Problem to solve: Your copy should hold exactly the lines from the one containing "Write a Python" to the one containing "alpha=0.9, zorder=3)", inclusive, with no pictures.

Data records:
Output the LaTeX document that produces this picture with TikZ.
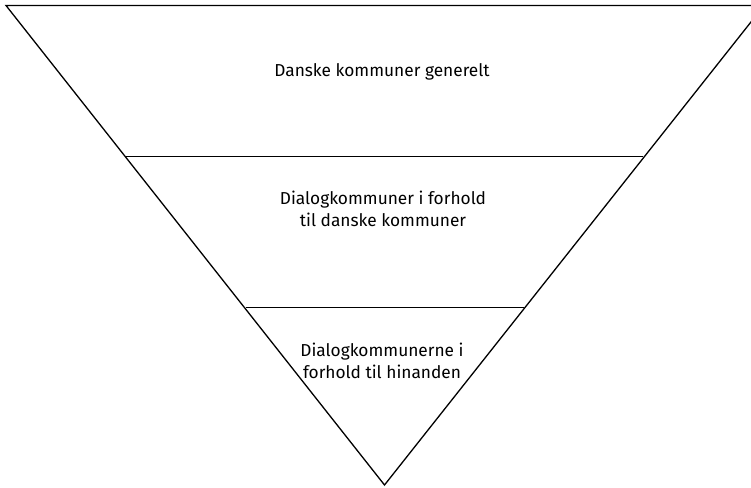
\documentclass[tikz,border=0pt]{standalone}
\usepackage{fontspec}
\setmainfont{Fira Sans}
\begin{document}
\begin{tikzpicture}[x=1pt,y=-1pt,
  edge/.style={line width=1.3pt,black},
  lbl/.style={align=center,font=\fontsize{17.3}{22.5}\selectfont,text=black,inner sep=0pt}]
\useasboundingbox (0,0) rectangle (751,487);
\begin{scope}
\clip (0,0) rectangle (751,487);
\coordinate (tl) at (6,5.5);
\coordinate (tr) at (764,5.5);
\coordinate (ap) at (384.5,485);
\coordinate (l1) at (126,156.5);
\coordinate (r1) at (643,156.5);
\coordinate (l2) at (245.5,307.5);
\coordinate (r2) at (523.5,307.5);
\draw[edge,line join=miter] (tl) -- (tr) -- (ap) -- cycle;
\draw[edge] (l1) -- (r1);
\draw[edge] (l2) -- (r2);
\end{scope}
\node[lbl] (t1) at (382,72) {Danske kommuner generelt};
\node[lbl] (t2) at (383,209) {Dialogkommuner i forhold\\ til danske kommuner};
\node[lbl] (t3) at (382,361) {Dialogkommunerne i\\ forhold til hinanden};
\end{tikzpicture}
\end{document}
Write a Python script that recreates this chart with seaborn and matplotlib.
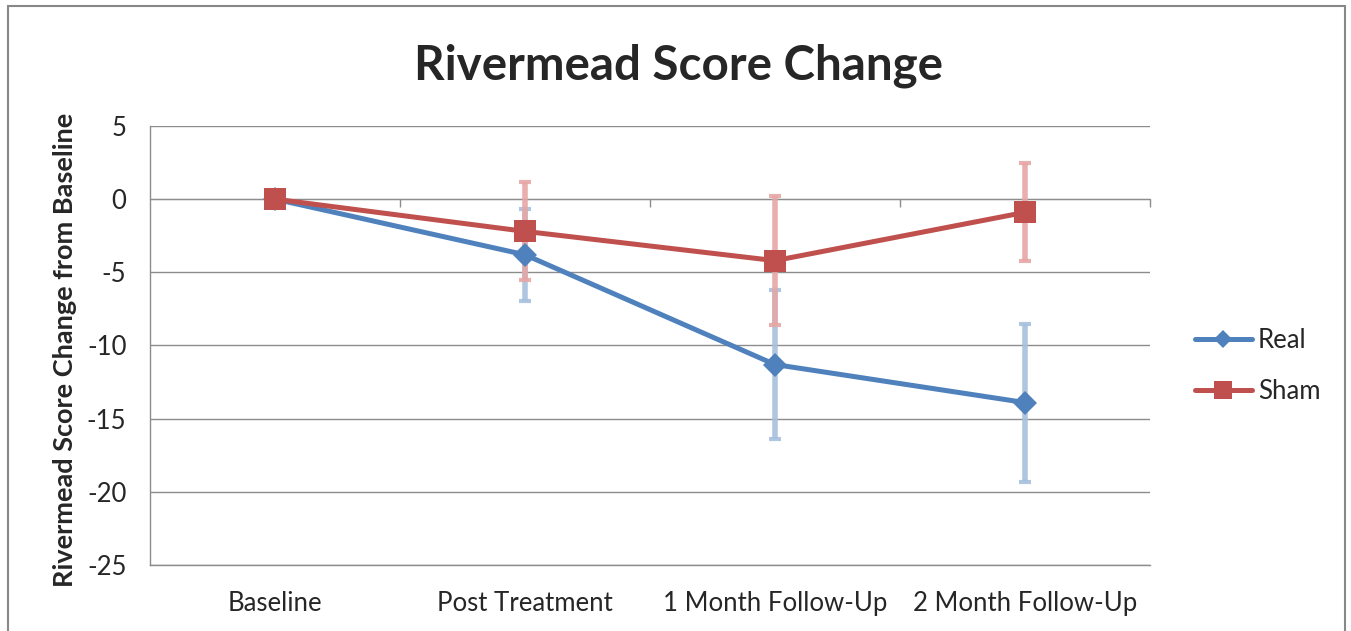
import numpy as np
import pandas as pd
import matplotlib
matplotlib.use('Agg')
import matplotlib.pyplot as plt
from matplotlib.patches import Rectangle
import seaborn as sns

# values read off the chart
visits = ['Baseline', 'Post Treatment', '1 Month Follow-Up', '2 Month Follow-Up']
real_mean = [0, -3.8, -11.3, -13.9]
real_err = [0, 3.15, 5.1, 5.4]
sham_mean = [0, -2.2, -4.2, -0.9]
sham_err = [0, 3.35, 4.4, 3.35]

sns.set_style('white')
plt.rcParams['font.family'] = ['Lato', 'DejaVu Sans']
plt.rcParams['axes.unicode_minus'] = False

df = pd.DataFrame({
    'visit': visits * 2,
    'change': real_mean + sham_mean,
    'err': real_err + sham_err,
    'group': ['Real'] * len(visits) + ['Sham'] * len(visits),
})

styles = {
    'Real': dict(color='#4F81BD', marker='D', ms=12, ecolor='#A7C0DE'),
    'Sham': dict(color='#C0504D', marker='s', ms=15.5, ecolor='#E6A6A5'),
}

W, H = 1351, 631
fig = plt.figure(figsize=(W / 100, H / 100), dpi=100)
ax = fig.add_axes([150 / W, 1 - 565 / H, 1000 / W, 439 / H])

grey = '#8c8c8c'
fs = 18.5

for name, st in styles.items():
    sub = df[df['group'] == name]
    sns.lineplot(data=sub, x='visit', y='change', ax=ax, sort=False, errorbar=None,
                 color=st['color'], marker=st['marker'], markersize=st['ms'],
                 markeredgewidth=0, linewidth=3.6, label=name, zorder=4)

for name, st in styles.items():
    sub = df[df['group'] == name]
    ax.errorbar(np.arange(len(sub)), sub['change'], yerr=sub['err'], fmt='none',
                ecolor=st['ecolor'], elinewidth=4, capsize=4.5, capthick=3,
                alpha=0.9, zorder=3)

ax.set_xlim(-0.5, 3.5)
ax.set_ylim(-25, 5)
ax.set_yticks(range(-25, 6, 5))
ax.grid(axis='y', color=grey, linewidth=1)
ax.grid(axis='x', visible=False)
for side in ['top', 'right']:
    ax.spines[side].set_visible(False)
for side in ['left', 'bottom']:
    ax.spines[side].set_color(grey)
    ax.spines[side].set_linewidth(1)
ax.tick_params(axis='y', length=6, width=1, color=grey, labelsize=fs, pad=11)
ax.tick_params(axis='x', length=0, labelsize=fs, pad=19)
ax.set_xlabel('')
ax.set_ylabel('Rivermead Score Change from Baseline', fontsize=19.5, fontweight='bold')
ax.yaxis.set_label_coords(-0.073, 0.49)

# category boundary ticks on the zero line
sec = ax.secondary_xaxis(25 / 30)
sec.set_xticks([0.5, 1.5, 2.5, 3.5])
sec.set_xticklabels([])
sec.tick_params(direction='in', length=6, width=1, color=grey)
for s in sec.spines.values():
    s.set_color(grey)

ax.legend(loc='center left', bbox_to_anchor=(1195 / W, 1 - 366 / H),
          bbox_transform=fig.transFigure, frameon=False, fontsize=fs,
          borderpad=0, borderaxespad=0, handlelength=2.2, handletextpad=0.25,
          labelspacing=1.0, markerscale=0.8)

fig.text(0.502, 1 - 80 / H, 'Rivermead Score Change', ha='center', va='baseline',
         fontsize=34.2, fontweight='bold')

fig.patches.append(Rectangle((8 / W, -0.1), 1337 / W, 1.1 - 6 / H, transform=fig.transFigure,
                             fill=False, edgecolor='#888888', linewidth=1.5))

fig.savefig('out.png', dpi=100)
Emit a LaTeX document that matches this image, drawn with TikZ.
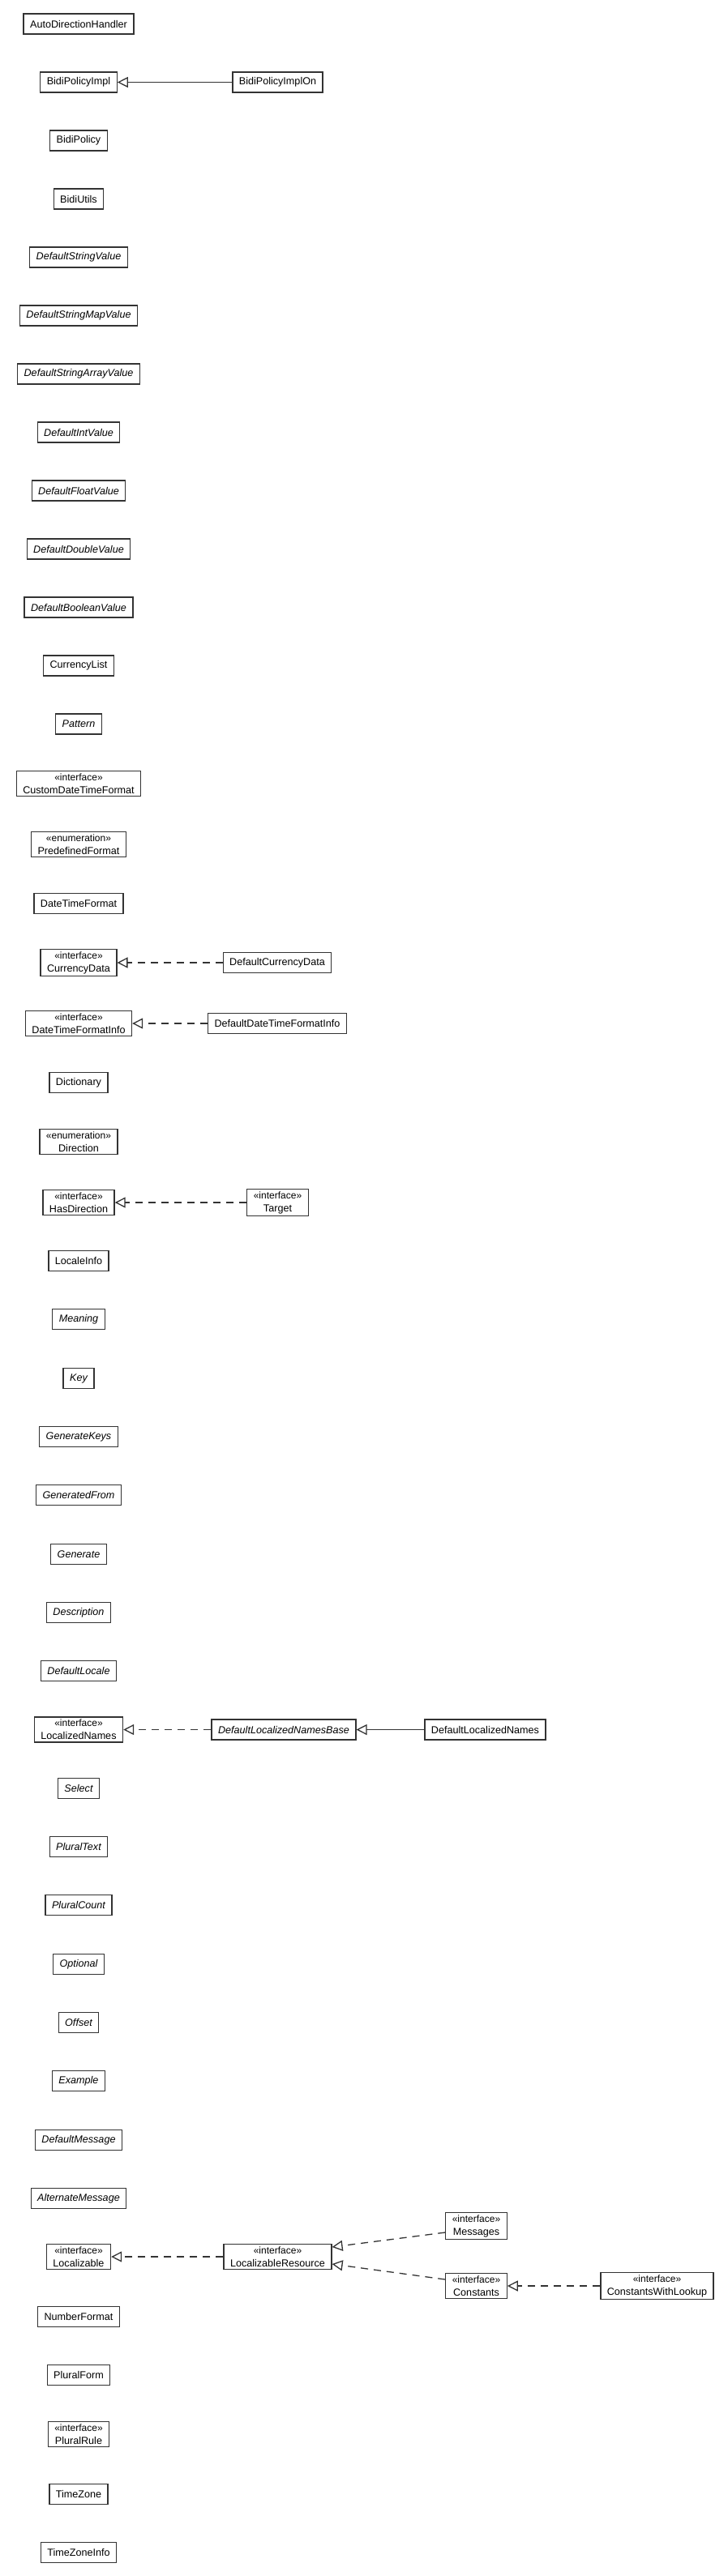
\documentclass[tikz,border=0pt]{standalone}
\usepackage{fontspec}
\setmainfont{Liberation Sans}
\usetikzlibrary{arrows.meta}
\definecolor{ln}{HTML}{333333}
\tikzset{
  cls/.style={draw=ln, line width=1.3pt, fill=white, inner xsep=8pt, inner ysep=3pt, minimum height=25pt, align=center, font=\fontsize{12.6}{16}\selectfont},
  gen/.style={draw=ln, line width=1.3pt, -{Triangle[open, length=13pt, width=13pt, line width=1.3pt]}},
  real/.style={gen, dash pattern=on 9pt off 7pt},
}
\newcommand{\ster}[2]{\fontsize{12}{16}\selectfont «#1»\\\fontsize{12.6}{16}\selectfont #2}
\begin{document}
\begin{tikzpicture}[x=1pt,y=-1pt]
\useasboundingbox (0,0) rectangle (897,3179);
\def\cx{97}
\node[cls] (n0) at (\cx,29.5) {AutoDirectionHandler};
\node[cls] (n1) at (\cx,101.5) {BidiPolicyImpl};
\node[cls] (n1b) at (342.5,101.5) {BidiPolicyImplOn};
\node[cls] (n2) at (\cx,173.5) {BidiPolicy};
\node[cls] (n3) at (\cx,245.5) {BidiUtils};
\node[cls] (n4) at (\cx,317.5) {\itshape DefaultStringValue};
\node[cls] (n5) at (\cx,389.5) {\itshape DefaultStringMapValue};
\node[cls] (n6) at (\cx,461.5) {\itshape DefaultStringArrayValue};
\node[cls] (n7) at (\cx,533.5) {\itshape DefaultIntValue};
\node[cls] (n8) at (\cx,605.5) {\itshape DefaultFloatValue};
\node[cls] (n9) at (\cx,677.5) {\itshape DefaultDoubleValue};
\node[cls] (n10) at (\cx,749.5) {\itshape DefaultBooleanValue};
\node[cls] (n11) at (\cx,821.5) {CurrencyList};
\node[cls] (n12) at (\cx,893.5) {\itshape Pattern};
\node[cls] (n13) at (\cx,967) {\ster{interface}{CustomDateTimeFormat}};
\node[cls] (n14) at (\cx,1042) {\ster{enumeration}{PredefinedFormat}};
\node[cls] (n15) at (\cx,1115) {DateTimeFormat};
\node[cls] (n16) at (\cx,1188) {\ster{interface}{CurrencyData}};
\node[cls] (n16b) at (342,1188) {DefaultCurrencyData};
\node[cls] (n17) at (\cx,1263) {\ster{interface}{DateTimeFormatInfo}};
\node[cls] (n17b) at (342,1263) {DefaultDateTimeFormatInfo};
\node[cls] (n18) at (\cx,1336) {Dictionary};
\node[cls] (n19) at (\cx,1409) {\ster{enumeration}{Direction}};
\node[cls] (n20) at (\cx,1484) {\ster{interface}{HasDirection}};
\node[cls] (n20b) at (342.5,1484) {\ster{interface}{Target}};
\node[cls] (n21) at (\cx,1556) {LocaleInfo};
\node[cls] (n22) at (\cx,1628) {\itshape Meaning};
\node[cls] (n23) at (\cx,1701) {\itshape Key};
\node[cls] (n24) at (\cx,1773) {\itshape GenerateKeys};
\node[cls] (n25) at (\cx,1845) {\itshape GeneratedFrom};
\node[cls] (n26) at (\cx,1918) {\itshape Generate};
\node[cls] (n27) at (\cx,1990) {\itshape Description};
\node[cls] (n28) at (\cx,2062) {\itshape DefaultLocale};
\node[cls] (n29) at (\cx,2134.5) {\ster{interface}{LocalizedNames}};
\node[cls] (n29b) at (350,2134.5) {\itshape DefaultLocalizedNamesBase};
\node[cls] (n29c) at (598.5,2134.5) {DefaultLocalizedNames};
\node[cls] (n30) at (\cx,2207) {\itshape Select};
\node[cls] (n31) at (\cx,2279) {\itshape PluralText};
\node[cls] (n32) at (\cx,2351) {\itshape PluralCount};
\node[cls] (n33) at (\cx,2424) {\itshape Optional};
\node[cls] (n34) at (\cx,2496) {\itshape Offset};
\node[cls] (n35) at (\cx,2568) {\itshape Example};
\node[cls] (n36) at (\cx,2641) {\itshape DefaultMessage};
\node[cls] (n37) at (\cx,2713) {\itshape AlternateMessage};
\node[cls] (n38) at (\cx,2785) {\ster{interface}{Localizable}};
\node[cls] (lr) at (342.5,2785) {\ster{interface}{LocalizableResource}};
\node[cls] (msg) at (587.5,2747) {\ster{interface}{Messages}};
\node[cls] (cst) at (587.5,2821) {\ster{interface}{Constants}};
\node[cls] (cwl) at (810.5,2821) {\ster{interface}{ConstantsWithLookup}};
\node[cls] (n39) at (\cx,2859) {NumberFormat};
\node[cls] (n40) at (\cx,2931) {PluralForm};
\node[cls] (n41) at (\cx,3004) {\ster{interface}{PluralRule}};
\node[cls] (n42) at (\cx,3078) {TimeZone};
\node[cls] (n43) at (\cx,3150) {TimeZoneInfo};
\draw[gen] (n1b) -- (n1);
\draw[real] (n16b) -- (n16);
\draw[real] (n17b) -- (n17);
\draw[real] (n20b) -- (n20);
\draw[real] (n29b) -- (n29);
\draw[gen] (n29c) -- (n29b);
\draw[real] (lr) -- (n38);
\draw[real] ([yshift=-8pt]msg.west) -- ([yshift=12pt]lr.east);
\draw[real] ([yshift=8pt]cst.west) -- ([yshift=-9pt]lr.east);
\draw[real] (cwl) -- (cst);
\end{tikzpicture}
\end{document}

Exercise response:
Write a Python script that recreates this chart with seaborn and matplotlib.
import numpy as np
import pandas as pd
import matplotlib
matplotlib.use('Agg')
import matplotlib.pyplot as plt
from matplotlib.patches import Rectangle
import seaborn as sns

# values read off the chart
visits = ['Baseline', 'Post Treatment', '1 Month Follow-Up', '2 Month Follow-Up']
real_mean = [0, -3.8, -11.3, -13.9]
real_err = [0, 3.15, 5.1, 5.4]
sham_mean = [0, -2.2, -4.2, -0.9]
sham_err = [0, 3.35, 4.4, 3.35]

sns.set_style('white')
plt.rcParams['font.family'] = ['Lato', 'DejaVu Sans']
plt.rcParams['axes.unicode_minus'] = False

df = pd.DataFrame({
    'visit': visits * 2,
    'change': real_mean + sham_mean,
    'err': real_err + sham_err,
    'group': ['Real'] * len(visits) + ['Sham'] * len(visits),
})

styles = {
    'Real': dict(color='#4F81BD', marker='D', ms=12, ecolor='#A7C0DE'),
    'Sham': dict(color='#C0504D', marker='s', ms=15.5, ecolor='#E6A6A5'),
}

W, H = 1351, 631
fig = plt.figure(figsize=(W / 100, H / 100), dpi=100)
ax = fig.add_axes([150 / W, 1 - 565 / H, 1000 / W, 439 / H])

grey = '#8c8c8c'
fs = 18.5

for name, st in styles.items():
    sub = df[df['group'] == name]
    sns.lineplot(data=sub, x='visit', y='change', ax=ax, sort=False, errorbar=None,
                 color=st['color'], marker=st['marker'], markersize=st['ms'],
                 markeredgewidth=0, linewidth=3.6, label=name, zorder=4)

for name, st in styles.items():
    sub = df[df['group'] == name]
    ax.errorbar(np.arange(len(sub)), sub['change'], yerr=sub['err'], fmt='none',
                ecolor=st['ecolor'], elinewidth=4, capsize=4.5, capthick=3,
                alpha=0.9, zorder=3)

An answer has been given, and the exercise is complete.